Neko Case: At the river, there was a fabulous swimming hole big enough for three people, but there was almost always only me. I would go to my regular boulder, set down my towel, and immediately begin looking for bugs and animals.
Tom Casciato: Put a pin in that bit about the animals.
Neko Case: So I was only spending about three hours a day with other human beings, and then only my parents.
Tom Casciato: “There are stretches of time,” she writes, “that add up to literal years that I don’t remember, just because I was so sad.”
Add to the mix uncertainty about who she really was.
Neko Case: I have never felt like a girl, but I was raised as one, loosely raised as one.
Tom Casciato: Sounds like you were loosely raised.
Neko Case: I was loosely raised, but I did try out being a girl. I really resented it. I was like, I hate dresses. I don’t want to wear dresses. Get the dress. I will get the dress off me, if you don’t get the dress off me.
Tom Casciato: Adolescence brought violence that would scar her. Young adulthood brought traumas of its own. But it turns out there’s beauty in this story, if you just hold on a bit.
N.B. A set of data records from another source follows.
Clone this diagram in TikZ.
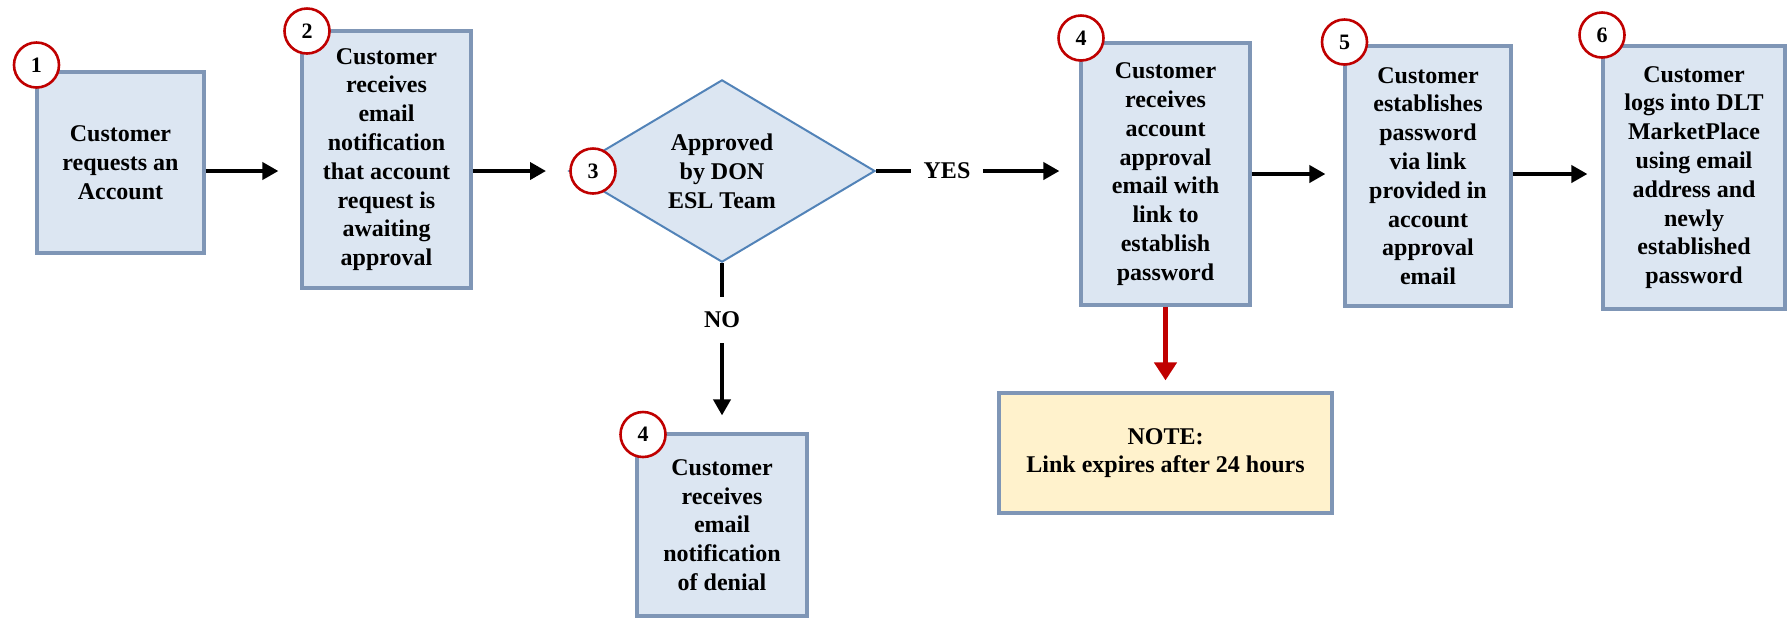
\documentclass[tikz,border=0pt]{standalone}
\usepackage{fontspec}
\setmainfont{Liberation Serif}
\usetikzlibrary{shapes.geometric,arrows.meta}
\definecolor{boxfill}{HTML}{DCE6F2}
\definecolor{boxline}{HTML}{7F96B6}
\definecolor{decline}{HTML}{5283B8}
\definecolor{notefill}{HTML}{FFF2CC}
\definecolor{stepred}{HTML}{C00000}

\begin{document}
\begin{tikzpicture}[x=0.5pt, y=-0.5pt,
		stepbox/.style={draw=boxline, fill=boxfill, line width=1.6pt, inner sep=0pt, align=center, font=\fontsize{12}{14.4}\selectfont\bfseries},
		decbox/.style={diamond, draw=decline, fill=boxfill, line width=1pt, inner sep=0pt, align=center, font=\fontsize{12}{14.4}\selectfont\bfseries},
		numcirc/.style={circle, draw=stepred, fill=white, line width=1.3pt, minimum size=22.5pt, inner sep=0pt, font=\fontsize{11}{13}\selectfont\bfseries},
		answer/.style={inner xsep=6pt, inner ysep=7.3pt, font=\fontsize{12}{14.4}\selectfont\bfseries},
		arr/.style={line width=1.9pt, -{Triangle[length=8pt,width=8.5pt]}},
		redarr/.style={stepred, line width=2.4pt, -{Triangle[length=9pt,width=11pt]}}]
	\useasboundingbox (0,0) rectangle (1787,618);

	\node[stepbox, minimum width=83.5pt, minimum height=90.5pt] (b1) at (120.5,162.5) {Customer\\requests an\\Account};
	\node[stepbox, minimum width=84.5pt, minimum height=128.5pt] (b2) at (386.5,159.5) {Customer\\receives\\email\\notification\\that account\\request is\\awaiting\\approval};
	\node[decbox, minimum width=153pt, minimum height=88.5pt] (dec) at (722,171) {Approved\\by DON\\ESL Team};
	\node[stepbox, minimum width=84.5pt, minimum height=131pt] (b4) at (1165.5,174) {Customer\\receives\\account\\approval\\email with\\link to\\establish\\password};
	\node[stepbox, minimum width=83pt, minimum height=130pt] (b5) at (1428,176) {Customer\\establishes\\password\\via link\\provided in\\account\\approval\\email};
	\node[stepbox, minimum width=91pt, minimum height=131.5pt] (b6) at (1694,177.5) {Customer\\logs into DLT\\MarketPlace\\using email\\address and\\newly\\established\\password};
	\node[stepbox, minimum width=85pt, minimum height=91pt] (deny) at (722,525) {Customer\\receives\\email\\notification\\of denial};
	\node[stepbox, fill=notefill, minimum width=166.5pt, minimum height=60pt] (note) at (1165.5,453) {NOTE:\\Link expires after 24 hours};

	\node[answer] (yes) at (947,171) {YES};
	\node[answer] (no) at (722,320) {NO};

	\draw[arr, shorten >=11pt] (b1.east |- dec) -- (b2.west |- dec);
	\draw[arr, shorten >=11pt] (b2.east |- dec) -- (dec.west);
	\draw[line width=1.9pt] (dec.east) -- (yes);
	\draw[arr, shorten >=10pt] (yes) -- (yes -| b4.west);
	\draw[line width=1.9pt] (dec.south) -- (no);
	\draw[arr, shorten >=8.5pt] (no) -- (deny);
	\draw[arr, shorten >=9pt] (b4.east) -- (b4.east -| b5.west);
	\draw[arr, shorten >=7pt] (b5.east |- b4) -- (b6.west |- b4);
	\draw[redarr, shorten >=5.5pt] (b4.south) -- (note.north);

	\node[numcirc] (n1) at (36.5,65) {1};
	\node[numcirc] (n2) at (307,31) {2};
	\node[numcirc] (n3) at (593,171) {3};
	\node[numcirc] (n4) at (1081,38) {4};
	\node[numcirc] (n5) at (1344.5,42) {5};
	\node[numcirc] (n6) at (1602,35) {6};
	\node[numcirc] (n7) at (643,434.5) {4};
\end{tikzpicture}
\end{document}
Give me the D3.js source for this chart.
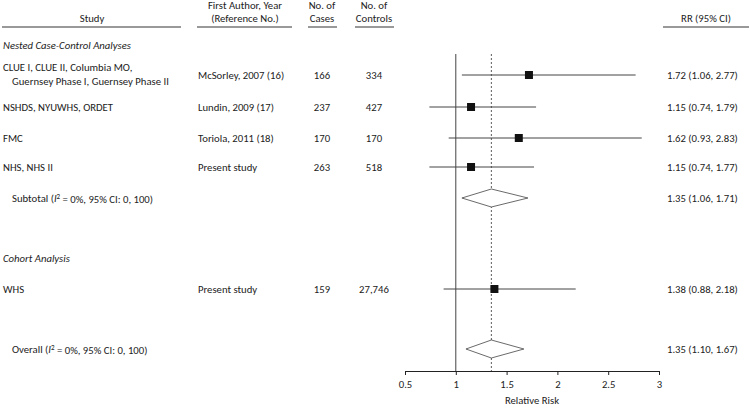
<!DOCTYPE html>
<html><head><meta charset="utf-8">
<script src="https://cdn.jsdelivr.net/npm/d3@7"></script>
<style>
body{margin:0;background:#fff;}
svg{display:block;font-family:Carlito,Lato,"Open Sans",sans-serif;font-size:10.7px;fill:#222;}
</style></head><body>
<svg id="c" width="750" height="408"></svg>
<script>
// Data
const studyNames = [["CLUE I, CLUE II, Columbia MO,","Guernsey Phase I, Guernsey Phase II"],["NSHDS, NYUWHS, ORDET"],["FMC"],["NHS, NHS II"],["WHS"]];
const authors = ["McSorley, 2007 (16)","Lundin, 2009 (17)","Toriola, 2011 (18)","Present study","Present study"];
const cases = ["166","237","170","263","159"];
const controls = ["334","427","170","518","27,746"];
const rr = [1.72,1.15,1.62,1.15,1.38];
const lo = [1.06,0.74,0.93,0.74,0.88];
const hi = [2.77,1.79,2.83,1.77,2.18];
const rowSlots = [0,1,2,3,7];           // layout slot index of each study
const pooledLabels = ["Subtotal","Overall"];
const pooledRR = [1.35,1.35];
const pooledLo = [1.06,1.10];
const pooledHi = [1.71,1.67];
const pooledSlots = [4,9];
const sectionLabels = ["Nested Case-Control Analyses","Cohort Analysis"];
const sectionSlots = [-1,6];
const xTicks = [0.5,1,1.5,2,2.5,3];
const overallRR = 1.35;

const svg = d3.select("#c");
const x = d3.scaleLinear().domain([0.5,3]).range([405,659]);
const ySlot = s => {
  const map = {"-1":45,0:75,1:107,2:138,3:167,4:198,6:258,7:289,9:349};
  return map[s];
};

// headers
const hdr = svg.append("g");
const headers = [
  {lines:["Study"], cx:92, x1:2, x2:181},
  {lines:["First Author, Year","(Reference No.)"], cx:245, x1:197, x2:292},
  {lines:["No. of","Cases"], cx:322, x1:308, x2:337},
  {lines:["No. of","Controls"], cx:374, x1:355, x2:394},
  {lines:["RR (95% CI)"], cx:706, x1:663, x2:749}
];
headers.forEach(h=>{
  const n=h.lines.length;
  h.lines.forEach((l,i)=>{
    hdr.append("text").attr("x",h.cx).attr("y",22-(n-1-i)*13).attr("text-anchor","middle").text(l);
  });
  hdr.append("line").attr("x1",h.x1).attr("x2",h.x2).attr("y1",27).attr("y2",27)
    .attr("stroke","#777").attr("stroke-width",1.5);
});

// section labels
sectionLabels.forEach((s,i)=>{
  svg.append("text").attr("x",3).attr("y",ySlot(sectionSlots[i])).attr("dy","0.35em")
    .attr("font-style","italic").text(s);
});

// study rows text
studyNames.forEach((lines,i)=>{
  const y = ySlot(rowSlots[i]);
  if(lines.length===2){
    svg.append("text").attr("x",3).attr("y",y-8).attr("dy","0.35em").text(lines[0]);
    svg.append("text").attr("x",12).attr("y",y+6).attr("dy","0.35em").text(lines[1]);
  } else {
    svg.append("text").attr("x",3).attr("y",y).attr("dy","0.35em").text(lines[0]);
  }
  svg.append("text").attr("x",198).attr("y",y).attr("dy","0.35em").text(authors[i]);
  svg.append("text").attr("x",322).attr("y",y).attr("dy","0.35em").attr("text-anchor","middle").text(cases[i]);
  svg.append("text").attr("x",374).attr("y",y).attr("dy","0.35em").attr("text-anchor","middle").text(controls[i]);
  svg.append("text").attr("x",667).attr("y",y).attr("dy","0.35em")
    .text(`${rr[i].toFixed(2)} (${lo[i].toFixed(2)}, ${hi[i].toFixed(2)})`);
});

// pooled rows text
pooledLabels.forEach((p,i)=>{
  const y = ySlot(pooledSlots[i]);
  const t = svg.append("text").attr("x",12).attr("y",y).attr("dy","0.35em");
  t.append("tspan").text(p+" (");
  t.append("tspan").attr("font-style","italic").text("I");
  t.append("tspan").attr("font-size","7px").attr("dy","-0.45em").text("2");
  t.append("tspan").attr("dy","0.45em").text(" = 0%, 95% CI: 0, 100)");
  svg.append("text").attr("x",667).attr("y",y).attr("dy","0.35em")
    .text(`${pooledRR[i].toFixed(2)} (${pooledLo[i].toFixed(2)}, ${pooledHi[i].toFixed(2)})`);
});

// axis
const axisY = 371;
const axis = d3.axisBottom(x).tickValues(xTicks).tickFormat(d3.format("")).tickSize(4).tickSizeOuter(0);
const ag = svg.append("g").attr("transform",`translate(0,${axisY})`).call(axis);
ag.select(".domain").attr("stroke","#222");
ag.selectAll(".tick line").attr("stroke","#222");
ag.selectAll(".tick text").attr("font-size","10.7px").attr("font-family","Carlito,Lato,'Open Sans',sans-serif").attr("fill","#222").attr("dy","0.9em");
svg.append("text").attr("x",x(1.75)).attr("y",404).attr("text-anchor","middle").text("Relative Risk");

// reference lines
svg.append("line").attr("x1",x(1)).attr("x2",x(1)).attr("y1",54).attr("y2",axisY).attr("stroke","#444").attr("stroke-width",1);
svg.append("line").attr("x1",x(overallRR)).attr("x2",x(overallRR)).attr("y1",54).attr("y2",axisY)
  .attr("stroke","#333").attr("stroke-width",0.8).attr("stroke-dasharray","2,2");

// CIs and squares
rr.forEach((v,i)=>{
  const y = ySlot(rowSlots[i]);
  svg.append("line").attr("x1",x(lo[i])).attr("x2",x(hi[i])).attr("y1",y).attr("y2",y).attr("stroke","#444").attr("stroke-width",1);
  svg.append("rect").attr("x",x(v)-4).attr("y",y-4).attr("width",8).attr("height",8).attr("fill","#111");
});

// diamonds
pooledRR.forEach((v,i)=>{
  const y = ySlot(pooledSlots[i]);
  const h = 9;
  const pts = [[x(pooledLo[i]),y],[x(v),y-h],[x(pooledHi[i]),y],[x(v),y+h]];
  svg.append("polygon").attr("points",pts.map(p=>p.join(",")).join(" "))
    .attr("fill","#fff").attr("stroke","#444").attr("stroke-width",0.8);
});
</script>
</body></html>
If you could give a message to that little kid who was lonely and was neglected, what would you say?
Neko Case: I would say, don’t worry, you’re going to play rock ‘n’ roll.
Tom Casciato: Play rock ‘n’ roll she does, but Neko Case has a voice that can just as easily nail the lonesome in a Hank Williams cover.
“Rolling Stone” once called her a punk dropout who became indie’s greatest singer. She started out as a punk drummer and writes lovingly about punk acts that inspired her, like Flat Duo Jets.
Neko Case: The Flat Duo Jets are everything to me.
I just remember feeling like whatever the yearning was now had a face and a sound.
Tom Casciato: But she was influenced by a lot more than punk.
Neko Case: I was helped very much by Trio Bulgarka, three women who are Bulgarian who sing harmonies and they use a lot of drones. That sound is really deep. It’s very beautiful, but also alarming almost.
Tom Casciato: When you’re performing, do you ever want to be or strive to be alarming?
Neko Case: I’m actually really glad you asked that. In our society and our culture, women tend to go for beautiful sounds. I’m working on a new record right now, and I’m definitely trying to not be so worried about hitting a really good note or sounding lovely.
Tom Casciato: Her memoir too sometimes seems to strive not to be lovely. It occasionally fails, especially in the parts about her lifelong antidote to loneliness. Remember she mentioned seeking out animals?
I actually found myself making a list of the animals we meet in your book.
(Laughter)
Tom Casciato: Buffy the dog, Bubba the dog, Stonia, the dog, Scratsey the cat, if I’m…
Neko Case: Shratsey.
Tom Casciato: Shratsey the cat.
(Laughter)
Tom Casciato: Cammy the cat, Frank the turkey.
This is just a partial list, mind you.
Norman, the horse.
Neko Case: Norman, sadly, we had to put him down last month. He was my first horse. And he kind of taught me how to let my guard down. And he had a really great sense of humor. He loved to do the thing where he wouldn’t let me catch him. He thought that was hilarious.
And then the second I would put my hand on him, he was like, OK, I just needed to get that out. He was the smartest, one of the smartest…
Tom Casciato: People?
Neko Case: … persons. He was a person.
Tom Casciato: Animals — and you might include that monster on the book cover — haven’t helped Neko Case figure all of it out, just some of it.
Neko Case: The older I get, the less I know and I can’t prove anything. But knowing who you are is a really big deal. I’m a gender-fluid person, for sure, and I do know that I’m part of the earth, and I am literally a mammal, and that is so comforting.
Not everything is so dire. We’re all animals.
Tom Casciato: Toward the end of the book, she makes a list of some of the things she’s seen on the road, some inspiring.
Neko Case: Pelicans suddenly rising like a swarm of army choppers over a sea cliff in Santa Cruz.
Tom Casciato: Some, she found hurtful.
Neko Case: Hate speech billboards put up by Christians in Missouri.
Tom Casciato: Some spectacular, if worrisome.
Neko Case: Acres of migrating endangered cranes out in stubby fields and wetlands.
Tom Casciato: Some not exactly applicable.
Neko Case: Signs telling me to reverse my vasectomy.
Tom Casciato: And considering the trauma and confusion she’s endured, she comes to a not entirely expected conclusion.
Neko Case: What a staggeringly beautiful world.
Tom Casciato: For the PBS “News Hour,” I’m Tom Casciato in New York City.